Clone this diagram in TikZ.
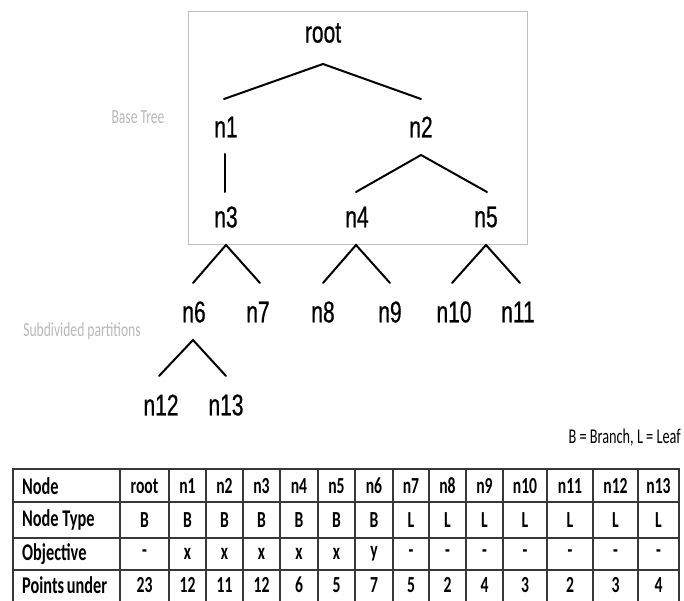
\documentclass[tikz,border=0pt]{standalone}
\usepackage{fontspec}
\usetikzlibrary{calc}
\newfontfamily\treefont[FakeStretch=0.7,FakeBold=0.6]{Liberation Sans}
\newfontfamily\tabfont[FakeStretch=0.68]{Carlito}
\begin{document}
\begin{tikzpicture}[x=1pt,y=-1pt,
  tlabel/.style={font=\treefont\fontsize{30}{30}\selectfont, inner sep=0pt},
  treeline/.style={line width=2pt, line cap=round},
  glabel/.style={font=\tabfont\fontsize{20}{20}\selectfont, text=black!28, inner sep=0pt},
  hcell/.style={font=\tabfont\bfseries\fontsize{24}{24}\selectfont, inner sep=0pt, anchor=west},
  vcell/.style={font=\tabfont\bfseries\fontsize{23}{23}\selectfont, inner sep=0pt},
  grid/.style={line width=1.2pt, draw=black!78},
  outer/.style={line width=1.9pt, draw=black!78}]
\useasboundingbox (0,0) rectangle (684,601);
% base tree box
\draw[black!25, line width=0.9pt] (188,11) rectangle (527,244);
% tree labels
\node[tlabel] (root) at (323,33) {root};
\node[tlabel] (n1) at (226,127) {n1};
\node[tlabel] (n2) at (421,127) {n2};
\node[tlabel] (n3) at (226,217) {n3};
\node[tlabel] (n4) at (357,217) {n4};
\node[tlabel] (n5) at (486,217) {n5};
\node[tlabel] (n6) at (194,312) {n6};
\node[tlabel] (n7) at (258,312) {n7};
\node[tlabel] (n8) at (323,312) {n8};
\node[tlabel] (n9) at (390,312) {n9};
\node[tlabel] (n10) at (454,312) {n10};
\node[tlabel] (n11) at (518,312) {n11};
\node[tlabel] (n12) at (161,405) {n12};
\node[tlabel] (n13) at (226,405) {n13};
% connectors
\draw[treeline] ($(n1)+(-2,-28)$) -- ($(root)+(0,31)$) -- ($(n2)+(0,-28)$);
\draw[treeline] ($(n1)+(-1,27)$) -- ($(n3)+(-1,-25)$);
\draw[treeline] ($(n4)+(-1,-25)$) -- ($(n2)+(0,28)$) -- ($(n5)+(1,-25)$);
\draw[treeline] ($(n6)+(-1,-29)$) -- ($(n3)+(0,28)$) -- ($(n7)+(2,-29)$);
\draw[treeline] ($(n8)+(0,-29)$) -- ($(n4)+(-1,28)$) -- ($(n9)+(0,-29)$);
\draw[treeline] ($(n10)+(-2,-29)$) -- ($(n5)+(0,28)$) -- ($(n11)+(2,-29)$);
\draw[treeline] ($(n12)+(-2,-29)$) -- ($(n6)+(-1,28)$) -- ($(n13)+(0,-29)$);
% gray labels
\node[glabel] (basetree) at (138,117) {Base Tree};
\node[glabel] (subdiv) at (82,331) {Subdivided partitions};
\node[font=\tabfont\fontsize{21}{21}\selectfont, inner sep=0pt, anchor=east] (legend) at (681,438) {B = Branch, L = Leaf};
% table grid
\foreach \y in {502,538,570} \draw[grid] (13,\y) -- (679,\y);
\foreach \x in {120,169,206,243,280,318,355,393,429,466,503,547,593,638} \draw[grid] (\x,469) -- (\x,601);
\draw[outer] (13,601) -- (13,469) -- (679,469) -- (679,601);
% row headers
\node[hcell] (h1) at (22,486) {Node};
\node[hcell] (h2) at (22,520) {Node Type};
\node[hcell] (h3) at (22,554) {Objective};
\node[hcell] (h4) at (22,585) {Points\kern-1pt\ under};
% table values
\foreach \l/\r/\a/\b/\c/\d/\k in {120/169/root/B/-/23/0, 169/206/n1/B/x/12/1, 206/243/n2/B/x/11/2, 243/280/n3/B/x/12/3, 280/318/n4/B/x/6/4, 318/355/n5/B/x/5/5, 355/393/n6/B/y/7/6, 393/429/n7/L/-/5/7, 429/466/n8/L/-/2/8, 466/503/n9/L/-/4/9, 503/547/n10/L/-/3/10, 547/593/n11/L/-/2/11, 593/638/n12/L/-/3/12, 638/679/n13/L/-/4/13}{
  \node[vcell] (ca\k) at ({(\l+\r)/2},486) {\a};
  \node[vcell] (cb\k) at ({(\l+\r)/2},520) {\b};
  \node[vcell] (cc\k) at ({(\l+\r)/2},554) {\c};
  \node[vcell] (cd\k) at ({(\l+\r)/2},585) {\d};
}
\end{tikzpicture}
\end{document}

# Written task
Write out every line above exactly as it is, leaving out the pictures.

# Answer
Clone this diagram in TikZ.
\documentclass[tikz,border=0pt]{standalone}
\usepackage{fontspec}
\usetikzlibrary{calc}
\newfontfamily\treefont[FakeStretch=0.7,FakeBold=0.6]{Liberation Sans}
\newfontfamily\tabfont[FakeStretch=0.68]{Carlito}
\begin{document}
\begin{tikzpicture}[x=1pt,y=-1pt,
  tlabel/.style={font=\treefont\fontsize{30}{30}\selectfont, inner sep=0pt},
  treeline/.style={line width=2pt, line cap=round},
  glabel/.style={font=\tabfont\fontsize{20}{20}\selectfont, text=black!28, inner sep=0pt},
  hcell/.style={font=\tabfont\bfseries\fontsize{24}{24}\selectfont, inner sep=0pt, anchor=west},
  vcell/.style={font=\tabfont\bfseries\fontsize{23}{23}\selectfont, inner sep=0pt},
  grid/.style={line width=1.2pt, draw=black!78},
  outer/.style={line width=1.9pt, draw=black!78}]
\useasboundingbox (0,0) rectangle (684,601);
% base tree box
\draw[black!25, line width=0.9pt] (188,11) rectangle (527,244);
% tree labels
\node[tlabel] (root) at (323,33) {root};
\node[tlabel] (n1) at (226,127) {n1};
\node[tlabel] (n2) at (421,127) {n2};
\node[tlabel] (n3) at (226,217) {n3};
\node[tlabel] (n4) at (357,217) {n4};
\node[tlabel] (n5) at (486,217) {n5};
\node[tlabel] (n6) at (194,312) {n6};
\node[tlabel] (n7) at (258,312) {n7};
\node[tlabel] (n8) at (323,312) {n8};
\node[tlabel] (n9) at (390,312) {n9};
\node[tlabel] (n10) at (454,312) {n10};
\node[tlabel] (n11) at (518,312) {n11};
\node[tlabel] (n12) at (161,405) {n12};
\node[tlabel] (n13) at (226,405) {n13};
% connectors
\draw[treeline] ($(n1)+(-2,-28)$) -- ($(root)+(0,31)$) -- ($(n2)+(0,-28)$);
\draw[treeline] ($(n1)+(-1,27)$) -- ($(n3)+(-1,-25)$);
\draw[treeline] ($(n4)+(-1,-25)$) -- ($(n2)+(0,28)$) -- ($(n5)+(1,-25)$);
\draw[treeline] ($(n6)+(-1,-29)$) -- ($(n3)+(0,28)$) -- ($(n7)+(2,-29)$);
\draw[treeline] ($(n8)+(0,-29)$) -- ($(n4)+(-1,28)$) -- ($(n9)+(0,-29)$);
\draw[treeline] ($(n10)+(-2,-29)$) -- ($(n5)+(0,28)$) -- ($(n11)+(2,-29)$);
\draw[treeline] ($(n12)+(-2,-29)$) -- ($(n6)+(-1,28)$) -- ($(n13)+(0,-29)$);
% gray labels
\node[glabel] (basetree) at (138,117) {Base Tree};
\node[glabel] (subdiv) at (82,331) {Subdivided partitions};
\node[font=\tabfont\fontsize{21}{21}\selectfont, inner sep=0pt, anchor=east] (legend) at (681,438) {B = Branch, L = Leaf};
% table grid
\foreach \y in {502,538,570} \draw[grid] (13,\y) -- (679,\y);
\foreach \x in {120,169,206,243,280,318,355,393,429,466,503,547,593,638} \draw[grid] (\x,469) -- (\x,601);
\draw[outer] (13,601) -- (13,469) -- (679,469) -- (679,601);
% row headers
\node[hcell] (h1) at (22,486) {Node};
\node[hcell] (h2) at (22,520) {Node Type};
\node[hcell] (h3) at (22,554) {Objective};
\node[hcell] (h4) at (22,585) {Points\kern-1pt\ under};
% table values
\foreach \l/\r/\a/\b/\c/\d/\k in {120/169/root/B/-/23/0, 169/206/n1/B/x/12/1, 206/243/n2/B/x/11/2, 243/280/n3/B/x/12/3, 280/318/n4/B/x/6/4, 318/355/n5/B/x/5/5, 355/393/n6/B/y/7/6, 393/429/n7/L/-/5/7, 429/466/n8/L/-/2/8, 466/503/n9/L/-/4/9, 503/547/n10/L/-/3/10, 547/593/n11/L/-/2/11, 593/638/n12/L/-/3/12, 638/679/n13/L/-/4/13}{
  \node[vcell] (ca\k) at ({(\l+\r)/2},486) {\a};
  \node[vcell] (cb\k) at ({(\l+\r)/2},520) {\b};
  \node[vcell] (cc\k) at ({(\l+\r)/2},554) {\c};
  \node[vcell] (cd\k) at ({(\l+\r)/2},585) {\d};
}
\end{tikzpicture}
\end{document}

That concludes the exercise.